# ------------------------------------------------------------------------------------------------ #
# MIT License                                                                                      #
#                                                                                                  #
# Copyright (c) 2020, Microsoft Corporation                                                        #
#                                                                                                  #
# Permission is hereby granted, free of charge, to any person obtaining a copy of this software    #
# and associated documentation files (the "Software"), to deal in the Software without             #
# restriction, including without limitation the rights to use, copy, modify, merge, publish,       #
# distribute, sublicense, and/or sell copies of the Software, and to permit persons to whom the    #
# Software is furnished to do so, subject to the following conditions:                             #
#                                                                                                  #
# The above copyright notice and this permission notice shall be included in all copies or         #
# substantial portions of the Software.                                                            #
#                                                                                                  #
# THE SOFTWARE IS PROVIDED "AS IS", WITHOUT WARRANTY OF ANY KIND, EXPRESS OR IMPLIED, INCLUDING    #
# BUT NOT LIMITED TO THE WARRANTIES OF MERCHANTABILITY, FITNESS FOR A PARTICULAR PURPOSE AND       #
# NONINFRINGEMENT. IN NO EVENT SHALL THE AUTHORS OR COPYRIGHT HOLDERS BE LIABLE FOR ANY CLAIM,     #
# DAMAGES OR OTHER LIABILITY, WHETHER IN AN ACTION OF CONTRACT, TORT OR OTHERWISE, ARISING FROM,   #
# OUT OF OR IN CONNECTION WITH THE SOFTWARE OR THE USE OR OTHER DEALINGS IN THE SOFTWARE.          #
# ------------------------------------------------------------------------------------------------ #

import jax.numpy as jnp
import haiku as hk
import chex

#from ._base import PolicyObjective
from our_policy_objective import PolicyObjective


class PPOClip(PolicyObjective):
    r"""
    PPO-clip policy objective.

    .. math::

        J(\theta; s,a)\ =\ \min\Big(
            \rho_\theta\,\mathcal{A}(s,a)\,,\
            \bar{\rho}_\theta\,\mathcal{A}(s,a)\Big)

    where :math:`\rho_\theta` and :math:`\bar{\rho}_\theta` are the
    bare and clipped probability ratios, respectively:

    .. math::

        \rho_\theta\ =\
            \frac{\pi_\theta(a|s)}{\pi_{\theta_\text{old}}(a|s)}\ ,
        \qquad
        \bar{\rho}_\theta\ =\
            \big[\rho_\theta\big]^{1+\epsilon}_{1-\epsilon}

    This objective has the property that it allows for slightly more off-policy
    updates than the vanilla policy gradient.


    Parameters
    ----------
    pi : Policy

        The parametrized policy :math:`\pi_\theta(a|s)`.

    optimizer : optax optimizer, optional

        An optax-style optimizer.

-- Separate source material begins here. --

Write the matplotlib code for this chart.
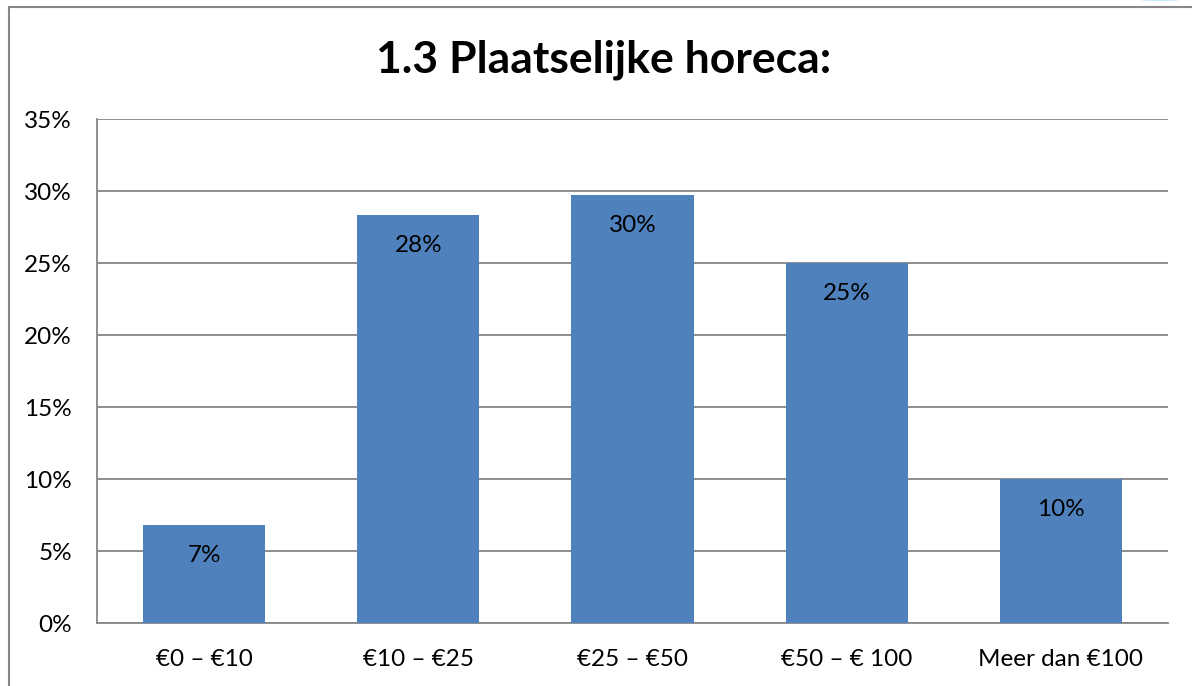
import matplotlib
matplotlib.use("Agg")
import matplotlib.pyplot as plt
from matplotlib.patches import Ellipse

categories = ["€0 – €10", "€10 – €25", "€25 – €50", "€50 – € 100", "Meer dan €100"]
values = [6.8, 28.3, 29.7, 25.0, 10.0]
labels = ["7%", "28%", "30%", "25%", "10%"]
yticks = [0, 5, 10, 15, 20, 25, 30, 35]
ytick_labels = ["0%", "5%", "10%", "15%", "20%", "25%", "30%", "35%"]
title = "1.3 Plaatselijke horeca:"

plt.rcParams['font.family'] = ['Lato', 'DejaVu Sans']

fig = plt.figure(figsize=(11.92, 6.86), dpi=100)
W, H = 1192, 686
ax = fig.add_axes([97 / W, 1 - 623 / H, (1168 - 97) / W, (623 - 119) / H])

bar_color = "#4F81BD"
grid_color = "#868686"
fs = 17.5
x = list(range(len(categories)))
ax.bar(x, values, width=0.57, color=bar_color, zorder=3)
for xi, v, lab in zip(x, values, labels):
    ax.text(xi, v - 2.1, lab, ha="center", va="center", fontsize=fs, color="black", zorder=4)

ax.set_xlim(-0.5, len(categories) - 0.5)
ax.set_ylim(0, 35)
ax.set_yticks(yticks)
ax.set_yticklabels(ytick_labels, fontsize=fs)
ax.set_xticks(x)
ax.set_xticklabels(categories, fontsize=fs)
ax.yaxis.grid(True, color=grid_color, linewidth=1.3, zorder=0)
ax.set_axisbelow(True)
for s in ["top", "right"]:
    ax.spines[s].set_visible(False)
for s in ["left", "bottom"]:
    ax.spines[s].set_color(grid_color)
    ax.spines[s].set_linewidth(1.3)
ax.tick_params(axis="x", length=0, pad=19)
ax.tick_params(axis="y", length=0, pad=18)

fig.text(604 / W, 1 - 60 / H, title, ha="center", va="center", fontsize=32, fontweight="bold")

# figure border (left and top visible)
fig.add_artist(plt.Line2D([8.5 / W, 8.5 / W], [0, 1 - 6.5 / H], color=grid_color, linewidth=1.5))
fig.add_artist(plt.Line2D([8.5 / W, 1], [1 - 6.5 / H, 1 - 6.5 / H], color=grid_color, linewidth=1.5))
# small cyan arc artifact at top right
fig.add_artist(Ellipse((1160 / W, 1 + 2 / H), 60 / W, 6 / H, facecolor="#BDEBF7", edgecolor="none"))

fig.savefig("out.png", dpi=100)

The default optimizer is :func:`optax.adam(1e-3)
        <optax.adam>`.

    regularizer : Regularizer, optional

        A policy regularizer, see :mod:`coax.regularizers`.

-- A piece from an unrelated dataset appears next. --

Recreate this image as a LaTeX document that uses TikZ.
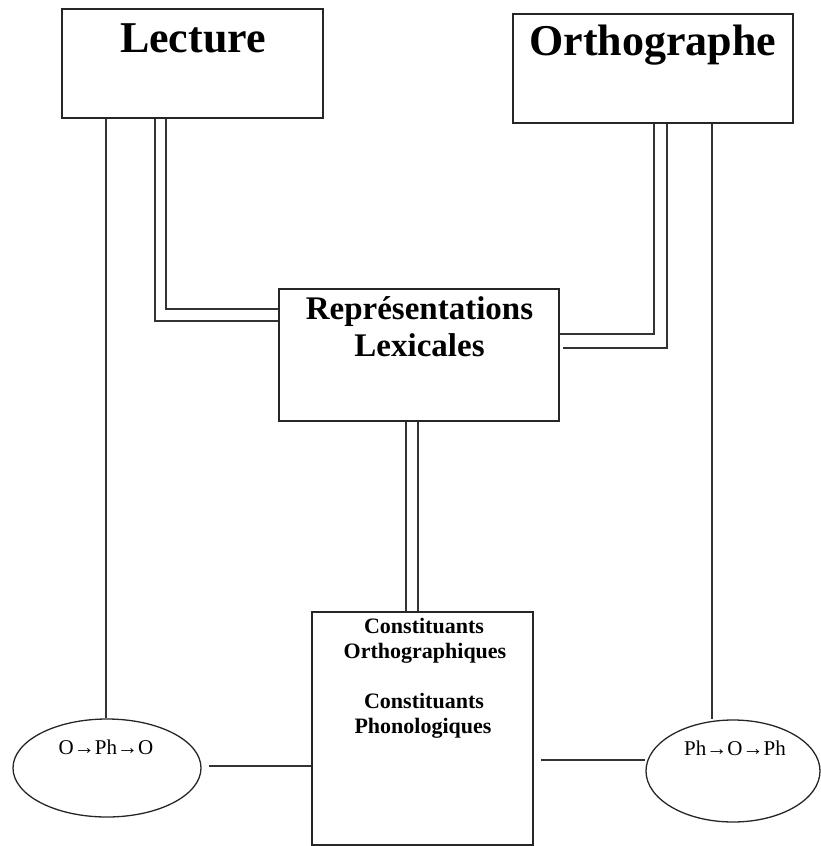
\documentclass[tikz,border=0pt]{standalone}
\usepackage{fontspec}
\setmainfont{Liberation Serif}
\usetikzlibrary{shapes.geometric}
\tikzset{
  box/.style={draw=black!85, line width=1.5pt, rectangle, inner sep=0pt},
  oval/.style={draw=black!85, line width=1.3pt, ellipse, inner sep=0pt},
  conn/.style={draw=black!80, line width=1.4pt},
  big/.style={font=\bfseries\fontsize{44}{48}\selectfont, inner sep=0pt, anchor=base},
  mid/.style={font=\bfseries\fontsize{33}{37}\selectfont, inner sep=0pt, anchor=base},
  small/.style={font=\bfseries\fontsize{22}{25}\selectfont, inner sep=0pt, anchor=base},
  ovtext/.style={font=\fontsize{21}{24}\selectfont, inner sep=0pt, anchor=base},
}
\begin{document}
\begin{tikzpicture}[x=1pt,y=-1pt]
\useasboundingbox (0,0) rectangle (821,846);
% boxes
\node[box, minimum width=261pt, minimum height=109pt] (lec) at (192.5,63.5) {};
\node[box, minimum width=280pt, minimum height=109pt] (ort) at (653,68.5) {};
\node[box, minimum width=280pt, minimum height=132pt] (rep) at (419,355) {};
\node[box, minimum width=221pt, minimum height=233pt] (con) at (422.5,728.5) {};
\node[oval, minimum width=188pt, minimum height=98pt] (ell1) at (107,768) {};
\node[oval, minimum width=174pt, minimum height=102pt] (ell2) at (733,771) {};
% texts
\node[big] (tlec) at (193,52) {Lecture};
\node[big] (tort) at (653,55) {Orthographe};
\node[mid] (trep1) at (419.5,319) {Représentations};
\node[mid] (trep2) at (419.5,356) {Lexicales};
\node[small] (tc1) at (424,633) {Constituants};
\node[small] (tc2) at (425,658) {Orthographiques};
\node[small] (tc3) at (424,708) {Constituants};
\node[small] (tc4) at (423,733) {Phonologiques};
\node[ovtext] (te1) at (106,754) {O→Ph→O};
\node[ovtext] (te2) at (735,755) {Ph→O→Ph};
% helper coordinates
\coordinate (xa) at (155,0);
\coordinate (xb) at (166,0);
\coordinate (xc) at (654,0);
\coordinate (xd) at (667,0);
\coordinate (xe) at (406,0);
\coordinate (xf) at (418,0);
\coordinate (xl) at (106,0);
\coordinate (xr) at (712,0);
\coordinate (ya) at (0,321);
\coordinate (yb) at (0,309);
\coordinate (yc) at (0,334);
\coordinate (yd) at (0,348);
\coordinate (ye) at (0,766);
\coordinate (yf) at (0,760);
\coordinate (l1) at (209,766);
\coordinate (r1) at (541,760);
% connectors
\draw[conn] (lec.south -| xl) -- (ell1.north -| xl);
\draw[conn] (ort.south -| xr) -- (ell2.north -| xr);
\draw[conn] (lec.south -| xa) |- (rep.west |- ya);
\draw[conn] (lec.south -| xb) |- (rep.west |- yb);
\draw[conn] (ort.south -| xc) |- (rep.east |- yc);
\draw[conn] (ort.south -| xd) |- ([xshift=3pt]rep.east |- yd);
\draw[conn] (rep.south -| xe) -- (con.north -| xe);
\draw[conn] (rep.south -| xf) -- (con.north -| xf);
\draw[conn] (l1) -- (con.west |- ye);
\draw[conn] (r1) -- (ell2.west |- yf);
\end{tikzpicture}
\end{document}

    epsilon : positive float, optional

        The clipping parameter :math:`\epsilon` that is used to defined the
        clipped importance weight :math:`\bar{\rho}`.

    """
    REQUIRES_PROPENSITIES = True

    def __init__(self, pi, optimizer=None, regularizer=None, epsilon=0.2):
        super().__init__(pi=pi, optimizer=optimizer, regularizer=regularizer)
        self.epsilon = epsilon

    @property
    def hyperparams(self):
        return hk.data_structures.to_immutable_dict({
            'regularizer': getattr(self.regularizer, 'hyperparams', {}),
            'epsilon': self.epsilon})

    def objective_func(self, params, state, hyperparams, rng, transition_batch, Adv):
        rngs = hk.PRNGSequence(rng)

        # get distribution params from function approximator
        S = self.pi.observation_preprocessor(next(rngs), transition_batch.S)
        dist_params, state_new = self.pi.function(params, state, next(rngs), S, True)

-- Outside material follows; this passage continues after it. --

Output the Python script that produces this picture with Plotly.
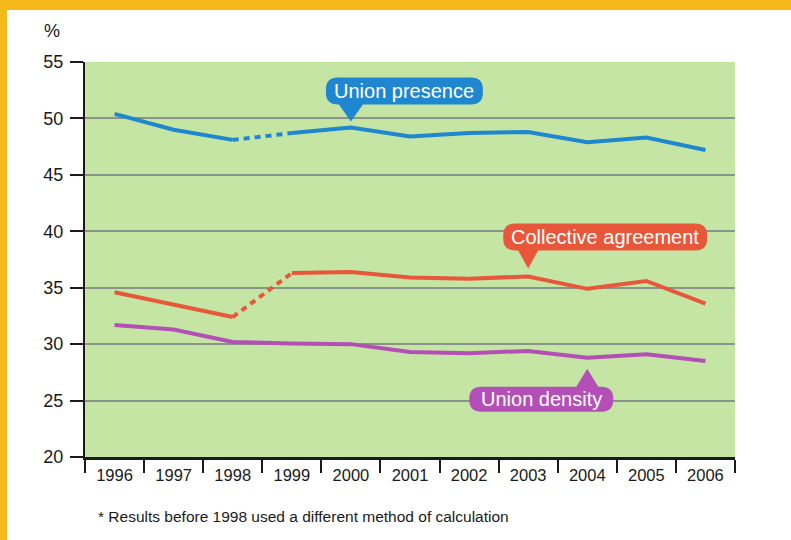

        # compute probability ratios
        A = self.pi.proba_dist.preprocess_variate(next(rngs), transition_batch.A)
        log_pi = self.pi.proba_dist.log_proba(dist_params, A)
        ratio = jnp.exp(log_pi - transition_batch.logP)  # π_new / π_old
        ratio_clip = jnp.clip(ratio, 1 - hyperparams['epsilon'], 1 + hyperparams['epsilon'])

        # clip importance weights to reduce variance
        W = jnp.clip(transition_batch.W, 0.1, 10.)

        # ppo-clip objective
        chex.assert_equal_shape([W, Adv, ratio, ratio_clip])
        chex.assert_rank([W, Adv, ratio, ratio_clip], 1)
        objective = W * jnp.minimum(Adv * ratio, Adv * ratio_clip)

        # also pass auxiliary data to avoid multiple forward passes
        return jnp.mean(objective), (dist_params, log_pi, state_new)